Engineering Escherichia coli for co-production of acetaldehyde and hydrogen from glucose

Biomass is widely accepted as a good alternative to petroleum due to concerns about global warming and energy security. Microbial conversion of renewable resources into fuel molecules and important chemicals has been achieved through efforts in genetic engineering of the biocatalysts. In this work, we demonstrated efficient production of an important bulk chemical in glucose fermentation by recombinant Escherichia coli strains. Escherichia coli K12 strain MG1655 was engineered to co-produce acetaldehyde and hydrogen during glucose fermentation using an exogenous acetyl-CoA reductase (for the conversion of acetyl-CoA to acetaldehyde) and the native formate hydrogen lyase. A putative acetaldehyde dehydrogenase/acetyl-CoA reductase from Salmonella enterica (SeEutE) was cloned, produced at high levels and purified by nickel affinity chromatography. In vitro assays showed that this enzyme had both acetaldehyde dehydrogenase activity (68.07 +/- 1.63 micromol min-1 mg-1) and the desired acetyl-CoA reductase activity (49.23 +/- 2.88 micromol min -1 mg-1). The eutE gene was engineered into an E. coli mutant lacking native glucose fermentation pathways (DeltaadhE, DeltaackA-pta, Delta ldhA, DeltafrdC). The engineered strain (ZH88) produced of 4.91 +/- 0.29 mM acetaldehyde while consuming 11.05 mM glucose, but also produced 6.44 +/- 0.26 mM ethanol. Studies showed that ethanol was produced by an unknown alcohol dehydrogenase(s) that converted the acetaldehyde produced by SeEutE to ethanol. Allyl alcohol was used to select for mutants with reduced alcohol dehydrogenase activity. Three allyl alcohol-resistant mutants were isolated and all produced more acetaldehyde and less ethanol than ZH88. It was also found that modifying the growth medium by adding 1 g/L yeast extract and lowering the pH to 6.0 further increased the co-production of acetaldehyde and hydrogen.
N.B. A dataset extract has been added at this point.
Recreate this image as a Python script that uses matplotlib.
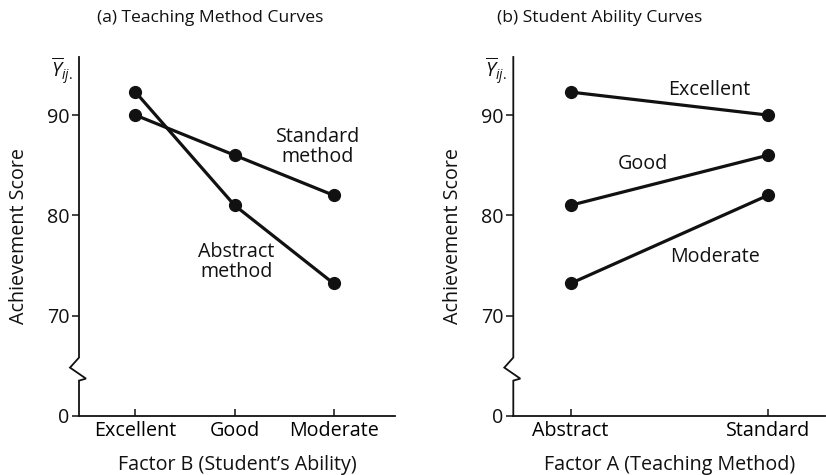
import matplotlib
matplotlib.use("Agg")
import matplotlib.pyplot as plt
import matplotlib.transforms as mtransforms

plt.rcParams["font.family"] = ["Open Sans", "DejaVu Sans"]
plt.rcParams["mathtext.fontset"] = "custom"
plt.rcParams["mathtext.it"] = "Open Sans:italic"
plt.rcParams["mathtext.rm"] = "Open Sans"

# data (cell means)
abilities = ["Excellent", "Good", "Moderate"]
methods = ["Abstract", "Standard"]
abstract_means = [92.3, 81.0, 73.2]
standard_means = [90.0, 86.0, 82.0]

ytick_vals = [60, 70, 80, 90]      # 60 stands in for the broken-off 0
ytick_labels = ["0", "70", "80", "90"]

INK = "#111111"
LW = 2.3
MS = 8.5
FS = 14.2


def setup_axis(ax, xlim):
    ax.set_xlim(*xlim)
    ax.set_ylim(60, 95.8)
    for side in ("top", "right", "left"):
        ax.spines[side].set_visible(False)
    ax.spines["bottom"].set_linewidth(1.3)
    ax.spines["bottom"].set_color(INK)
    ax.set_yticks(ytick_vals)
    ax.set_yticklabels(ytick_labels, fontsize=FS, color=INK)
    ax.tick_params(axis="y", direction="out", length=5, width=1.1, color=INK, pad=2)
    ax.tick_params(axis="x", direction="in", length=5, width=1.1, color=INK, pad=4,
                   labelsize=FS)

    # left spine drawn by hand with the break zigzag
    tr = mtransforms.blended_transform_factory(ax.transAxes, ax.transData)
    dx = 1.0 / (ax.get_position().width * 826)
    xs = [0, 0, -9 * dx, 7 * dx, 0, 0]
    ys = [95.8, 65.8, 64.8, 63.7, 63.5, 60]
    ax.plot(xs, ys, color=INK, lw=1.3, transform=tr, clip_on=False,
            solid_joinstyle="miter")


fig = plt.figure(figsize=(8.26, 4.75), dpi=100)
fig.patch.set_facecolor("white")

ax1 = fig.add_axes([79 / 826, 1 - 415.7 / 475, 316 / 826, 358.7 / 475])
ax2 = fig.add_axes([513.3 / 826, 1 - 415.7 / 475, 312 / 826, 358.7 / 475])

# (a) teaching method curves
x_b = list(range(len(abilities)))
ax1.plot(x_b, abstract_means, color=INK, lw=LW, marker="o", ms=MS, zorder=3)
ax1.plot(x_b, standard_means, color=INK, lw=LW, marker="o", ms=MS, zorder=3)
setup_axis(ax1, (-0.57, 2.62))
ax1.set_xticks(x_b)
ax1.set_xticklabels(abilities)
ax1.text(1.84, 86.8, "Standard\nmethod", ha="center", va="center", fontsize=FS,
         linespacing=1.0, color=INK)
ax1.text(1.02, 75.3, "Abstract\nmethod", ha="center", va="center", fontsize=FS,
         linespacing=1.0, color=INK)
ax1.set_xlabel("Factor B (Student\u2019s Ability)", fontsize=FS, color=INK, labelpad=10)
ax1.set_ylabel("Achievement Score", fontsize=FS, color=INK, labelpad=13)

# (b) student ability curves
x_a = list(range(len(methods)))
for k, name in enumerate(abilities):
    ax2.plot(x_a, [abstract_means[k], standard_means[k]], color=INK, lw=LW,
             marker="o", ms=MS, zorder=3)
setup_axis(ax2, (-0.29, 1.29))
ax2.set_xticks(x_a)
ax2.set_xticklabels(methods)
ax2.text(0.70, 92.5, "Excellent", ha="center", va="center", fontsize=FS, color=INK)
ax2.text(0.365, 85.1, "Good", ha="center", va="center", fontsize=FS, color=INK)
ax2.text(0.73, 75.8, "Moderate", ha="center", va="center", fontsize=FS, color=INK)
ax2.set_xlabel("Factor A (Teaching Method)", fontsize=FS, color=INK, labelpad=10)
ax2.set_ylabel("Achievement Score", fontsize=FS, color=INK, labelpad=13)

# y-bar symbols above each axis
for ax in (ax1, ax2):
    ax.text(-0.055, 1.005, r"$\overline{Y}_{ij.}$", transform=ax.transAxes,
            ha="center", va="top", fontsize=FS, color=INK)

fig.text(210 / 826, 1 - 18 / 475, "(a) Teaching Method Curves", ha="center",
         va="center", fontsize=12.6, color=INK)
fig.text(600 / 826, 1 - 18 / 475, "(b) Student Ability Curves", ha="center",
         va="center", fontsize=12.6, color=INK)

fig.savefig("out.png", dpi=100, facecolor="white")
Under optimal conditions, strain ZH136 converted glucose to acetaldehyde and hydrogen in a 1:1 ratio with a specific acetaldehyde production rate of 0.68 +/- 0.20 g·h-1·g -1 dry cell weight, and in 86% of theoretical yield. This specific production rate is the highest reported thus far and is promising for industrial application. The possibility of a more efficient "no-distill" ethanol fermentation based on the co-production of acetaldehyde and hydrogen is discussed.